Я до сих пор еле-еле знаю немецкий, что мне очень мешает. Читать я могу только под страхом смерти, что-то очень-очень нужное. По-французски читаю, но плохо знаю язык.
–Как родился интерес к английской культуре?
–Родители Англией, в общем, не интересовались. Они были скорее людьми американизированными. Но тут, откуда ни возьмись, я нашла среди маминых книг «Леди Джейн» по-русски, «Маленькую принцессу», и пожелала учить английский. Я была неправдоподобно послушной – мне нянечка объяснила, что Бог не любит эгоизм, всякие «я это не ем», «я это не хочу». Это не значит, что я сама была хорошая девочка – нет, императив какой-то, «импринтинг». И вот, я умудрилась настоять на двух вещах. Во-первых – не учиться музыке, хоть ты тресни. А во-вторых-учиться английскому.
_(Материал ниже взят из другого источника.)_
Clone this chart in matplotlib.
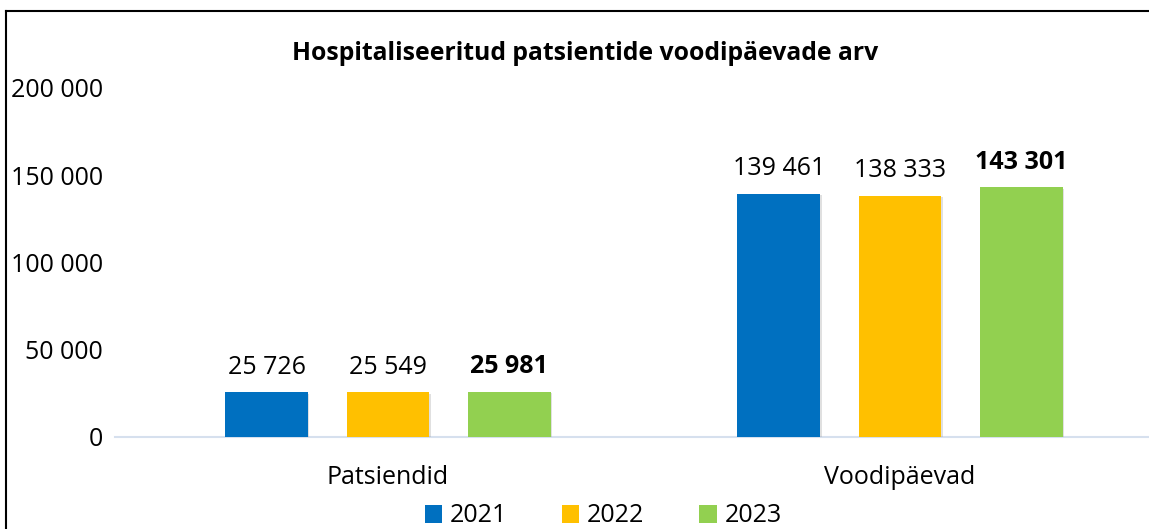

Стала заниматься с учительницей. Тут выяснилось, что папа (правда, кончивший гимназию, он латынь недурно знал), видимо, талантливый, как все эти южные мальчики, самоучкой выучил английский, чтобы читать книги вроде Дос Пассоса. В доме появлялись английские книжки, даже, по-моему, какие-то ошметки Джойса, блумсберийцев и так далее. А потом пошли детективы, на них я окончательно привыкла читать по-английски. В Алма-Ату, куда нас всех эвакуировали, Эйзенштейн привез «Gone with the wind»[ 130 ][130]. Потом в Питер из Мурманска приехал англичанин, моряк, работавший по ленд-лизу, женившийся на русской и оставшийся в России. Он носил детективы и учил меня, пока его не посадили. Я страшно романтизировала Англию. Она стала для меня символом той трогательной жизни, когда маленькие, милые люди способны одолеть огромное зло. Собственно, они это и сделали.